= Aaron Zelman =

American television writer and producer

Aaron Zelman (born January 7, 1973) is an American television writer and producer. He has worked in both capacities on the series Law & Order, Criminal Minds and Damages. He has been nominated for an Emmy Award and a Writers Guild of America Award for his work on Damages. He developed Resurrection for ABC. He co-developed and served as co-showrunner of AMC series Lucky Hank, based on the novel Straight Man by Richard Russo, starring Bob Odenkirk.

==Career==
Zelman began writing for television with the eleventh season of Law & Order in 2000. He wrote the episodes "Return", "Teenage Wasteland", "White Lie", "Whiplash" and "Judge Dread". He became a story editor for the twelfth season in 2001 and wrote the episodes "Myth of Fingerprints", "3 Dawg Night" and "DR1-102". He was promoted to executive story editor for the thirteenth season in 2002 and wrote the episodes "American Jihad" and "Suicide Box". He became a producer for the fourteenth season in 2003 and wrote the episodes "Blaze", "Ill-Conceived" and "Can I Get a Witness?" He left the series at the end of the fifteenth season.

He worked on the short-lived legal drama Eyes in 2005. The series aired as a mid-season replacement in 2005 and was taken off air after only five of the thirteen produced episodes were aired. The remaining eight episodes were aired in 2007. Zelman wrote the episodes "Burglary" and "Innocence" which did not air until 2007.

He became a supervising producer and writer for the first season of CBS procedural Criminal Minds in 2005. He wrote the first-season episodes "Won't Get Fooled Again", "Poison" and "Machismo". He was promoted to co-executive producer for the second season in 2006. He wrote the episodes "Psychodrama", "Fear and Loathing" and "Honor Among Thieves". He left the series at the end of the second season.

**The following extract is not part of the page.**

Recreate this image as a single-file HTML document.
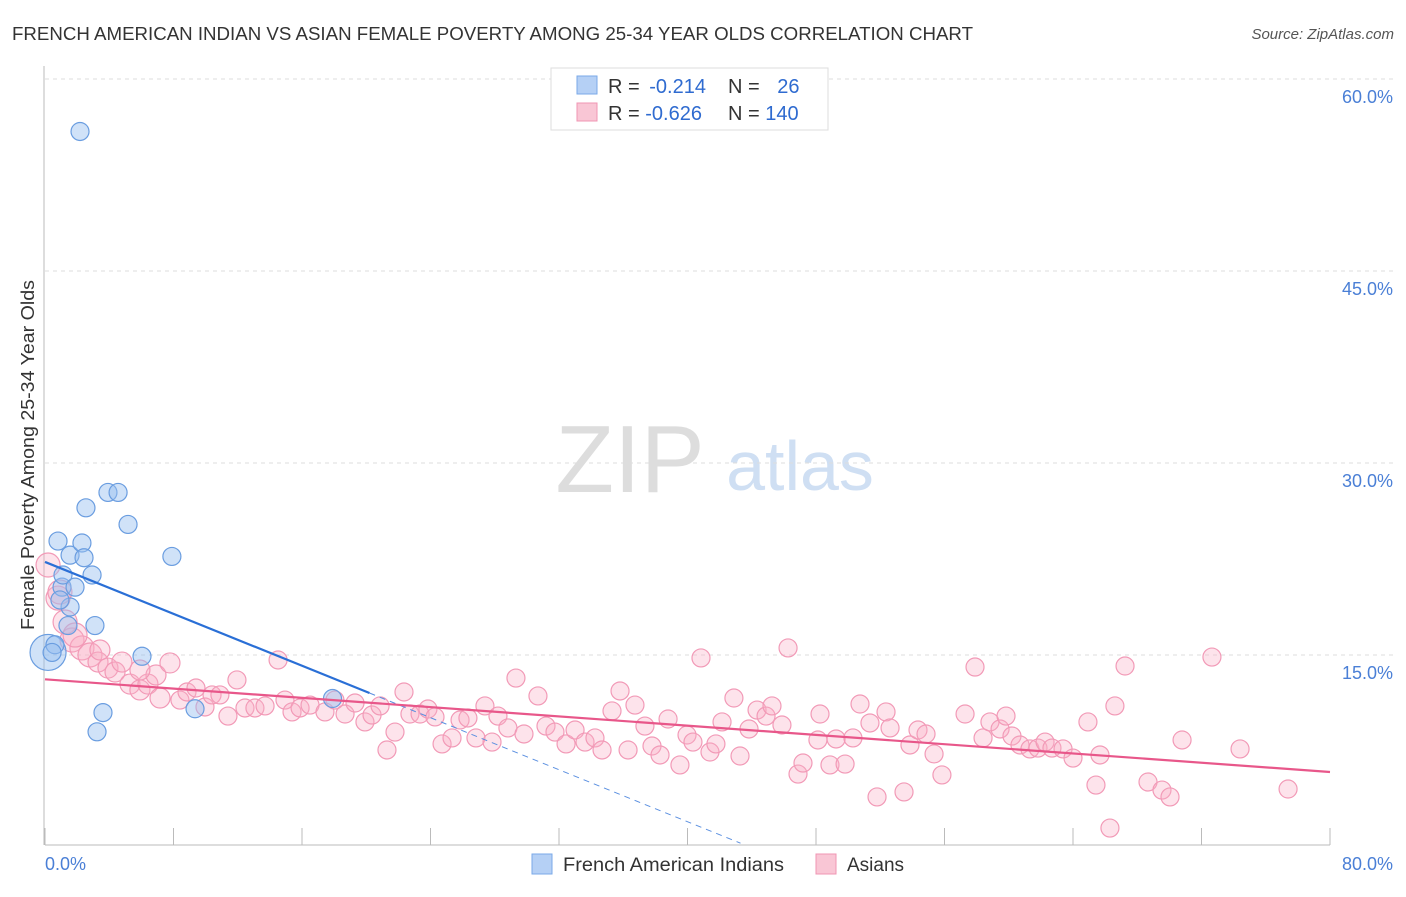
<!DOCTYPE html>
<html><head><meta charset="utf-8"><style>
body{margin:0;background:#fff;font-family:"Liberation Sans",sans-serif;}
svg text{font-family:"Liberation Sans",sans-serif;}
</style></head><body>
<svg id="chart" width="1406" height="892" xmlns="http://www.w3.org/2000/svg">
<text x="12" y="40" font-size="18" fill="#333" textLength="961" lengthAdjust="spacingAndGlyphs">FRENCH AMERICAN INDIAN VS ASIAN FEMALE POVERTY AMONG 25-34 YEAR OLDS CORRELATION CHART</text>
<text x="1394" y="39" font-size="15" fill="#555" font-style="italic" text-anchor="end">Source: ZipAtlas.com</text>
<text x="630" y="492" font-size="96" fill="#ddd" font-family="Liberation Serif" text-anchor="middle">ZIP</text>
<text x="800" y="490" font-size="70" fill="#cfdff3" text-anchor="middle">atlas</text>
<g id="grid"></g>
<g id="axes"></g>
<g id="marks"></g>
<text transform="translate(34,455) rotate(-90)" font-size="18" fill="#333" text-anchor="middle" textLength="350" lengthAdjust="spacingAndGlyphs">Female Poverty Among 25-34 Year Olds</text>
<g>
<rect x="551" y="68" width="277" height="62" fill="#fff" stroke="#ddd"/>
<rect x="577" y="76" width="20" height="18" fill="#b5d0f5" stroke="#7aa9e8"/>
<text x="608" y="93" font-size="20" fill="#333">R = <tspan fill="#2f6bd0" dx="4">-0.214</tspan></text>
<text x="728" y="93" font-size="20" fill="#333">N = <tspan fill="#2f6bd0" dx="12">26</tspan></text>
<rect x="577" y="103" width="20" height="18" fill="#f9c6d5" stroke="#f095b3"/>
<text x="608" y="120" font-size="20" fill="#333">R = <tspan fill="#2f6bd0">-0.626</tspan></text>
<text x="728" y="120" font-size="20" fill="#333">N = <tspan fill="#2f6bd0">140</tspan></text>
</g>
<g>
<rect x="532" y="854" width="20" height="20" fill="#b5d0f5" stroke="#7aa9e8"/>
<text x="563" y="871" font-size="19" fill="#333" textLength="221" lengthAdjust="spacingAndGlyphs">French American Indians</text>
<rect x="816" y="854" width="20" height="20" fill="#f9c6d5" stroke="#f095b3"/>
<text x="847" y="871" font-size="19" fill="#333">Asians</text>
</g>
</svg>
<script>
const yTicks=[15,30,45,60];
const yTickLabels=["15.0%","30.0%","45.0%","60.0%"];
const xTickLabels=["0.0%","80.0%"];
const blueX=[2.18,0.19,0.62,1.06,0.81,1.56,2.3,2.43,2.55,3.92,4.55,5.17,7.9,2.93,1.12,1.87,1.56,1.43,3.11,6.04,3.61,3.24,9.34,17.9,0.44,0.93];
const blueY=[55.9,15.2,15.8,20.3,23.9,22.8,23.75,22.6,26.5,27.7,27.7,25.2,22.7,21.25,21.25,20.3,18.75,17.3,17.3,14.9,10.5,9.0,10.8,11.6,15.2,19.3];
const pinkPx=[[48,565],[58,598],[65,622],[72,640],[82,648],[90,655],[98,662],[108,668],[115,672],[122,662],[130,684],[140,690],[148,684],[156,675],[160,698],[170,663],[180,700],[187,692],[196,688],[205,707],[212,695],[220,695],[228,716],[237,680],[245,708],[255,708],[265,706],[278,660],[285,700],[292,712],[300,708],[310,705],[325,712],[335,700],[345,714],[355,703],[365,722],[372,715],[380,706],[387,750],[395,732],[404,692],[410,714],[420,714],[428,709],[435,717],[442,744],[452,738],[460,720],[468,718],[476,738],[485,706],[492,742],[498,716],[508,728],[516,678],[524,734],[538,696],[546,726],[555,732],[566,744],[575,730],[585,742],[595,738],[602,750],[612,711],[620,691],[628,750],[635,705],[645,726],[652,746],[660,755],[668,719],[680,765],[687,735],[693,742],[701,658],[710,752],[716,744],[722,722],[734,698],[740,756],[749,729],[757,710],[766,716],[772,706],[782,725],[788,648],[798,774],[803,763],[818,740],[820,714],[830,765],[836,739],[845,764],[853,738],[860,704],[870,723],[877,797],[886,712],[890,728],[904,792],[910,745],[918,730],[926,734],[934,754],[942,775],[965,714],[975,667],[983,738],[990,722],[1000,729],[1006,716],[1012,736],[1020,745],[1030,749],[1038,748],[1045,742],[1052,748],[1063,749],[1073,758],[1088,722],[1096,785],[1100,755],[1110,828],[1115,706],[1125,666],[1148,782],[1162,790],[1170,797],[1182,740],[1212,657],[1240,749],[1288,789],[60,592],[75,635],[100,650],[140,670]];
const pinkX=pinkPx.map(p=>+((p[0]-45)/1285*80).toFixed(2));
const pinkY=pinkPx.map(p=>+((847-p[1])*15/192).toFixed(2));
const blueTrend=[[0,22.27],[20.2,12.03],[43.3,0.3]];
const pinkTrend=[[0,13.1],[80,5.86]];

const NS="http://www.w3.org/2000/svg";
const X=v=>45+v/80*1285, Y=v=>847-v*192/15;
function mk(tag,attrs,parent){const e=document.createElementNS(NS,tag);for(const k in attrs)e.setAttribute(k,attrs[k]);parent.appendChild(e);return e;}
const grid=document.getElementById('grid'),axes=document.getElementById('axes'),marks=document.getElementById('marks');
yTicks.forEach((t,i)=>{
  const l=mk('line',{x1:45,x2:1394,y1:Y(t),y2:Y(t),stroke:'#ddd','stroke-dasharray':'4,4'},grid);
  
  
  const tx=mk('text',{x:1393,y:Y(t)+24,'font-size':18,fill:'#4a7fd6','text-anchor':'end'},axes);
  tx.textContent=yTickLabels[i];
  
  
});
const ax=mk('line',{x1:45,x2:1330,y1:845,y2:845,stroke:'#bbb'},axes);


const ay=mk('line',{x1:44,x2:44,y1:66,y2:845,stroke:'#bbb'},axes);


for(let i=0;i<=10;i++){const t=mk('line',{x1:X(i*8),x2:X(i*8),y1:828,y2:845,stroke:'#bbb'},axes);
  
  }
[[0,'start',45],[80,'end',1393]].forEach((d,i)=>{const t=mk('text',{x:d[2],y:870,'font-size':18,fill:'#4a7fd6','text-anchor':d[1]},axes);t.textContent=xTickLabels[i];
  
  });
pinkX.forEach((x,i)=>{const r=x<3?12:(x<8?10:9);
  const c=mk('circle',{cx:X(x),cy:Y(pinkY[i]),r:r,fill:'rgba(248,175,198,0.35)',stroke:'#f29ab7','stroke-width':1.2},marks);
  
  });
blueX.forEach((x,i)=>{const r=i==1?18:9;
  const c=mk('circle',{cx:X(x),cy:Y(blueY[i]),r:r,fill:'rgba(150,190,240,0.45)',stroke:'#6a9de0','stroke-width':1.2},marks);
  
  });
const b1=mk('line',{x1:X(blueTrend[0][0]),y1:Y(blueTrend[0][1]),x2:X(blueTrend[1][0]),y2:Y(blueTrend[1][1]),stroke:'#2a6fd6','stroke-width':2.2},marks);


const b2=mk('line',{x1:X(blueTrend[1][0]),y1:Y(blueTrend[1][1]),x2:X(blueTrend[2][0]),y2:Y(blueTrend[2][1]),stroke:'#5a8fe0','stroke-width':1,'stroke-dasharray':'6,5'},marks);


const p1=mk('line',{x1:X(pinkTrend[0][0]),y1:Y(pinkTrend[0][1]),x2:X(pinkTrend[1][0]),y2:Y(pinkTrend[1][1]),stroke:'#e8578a','stroke-width':2.2},marks);


</script>
</body></html>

He became a consulting producer and writer for the first season of FX crime drama Damages in 2007. The series was co-created by his brother Daniel Zelman. Zelman wrote the first-season episode "We Are Not Animals". Zelman and the first season writing staff were nominated for the Writers Guild of America Award for best new series. He returned as a co-executive producer for the second season in 2009 and wrote the episodes "Hey! Mr. Pibb!" and "They Had to Tweeze That Out of My Kidney". Zelman and the second season production staff were nominated for the Emmy Award for best drama series in 2009. He remained a co-executive producer for the third season in 2010 and wrote the episode "The Dog Is Happier Without Her" and co-wrote the episode "Don't Forget to Thank Mr. Zedeck" with co-producer Mark Fish. He graduated from Harvard College.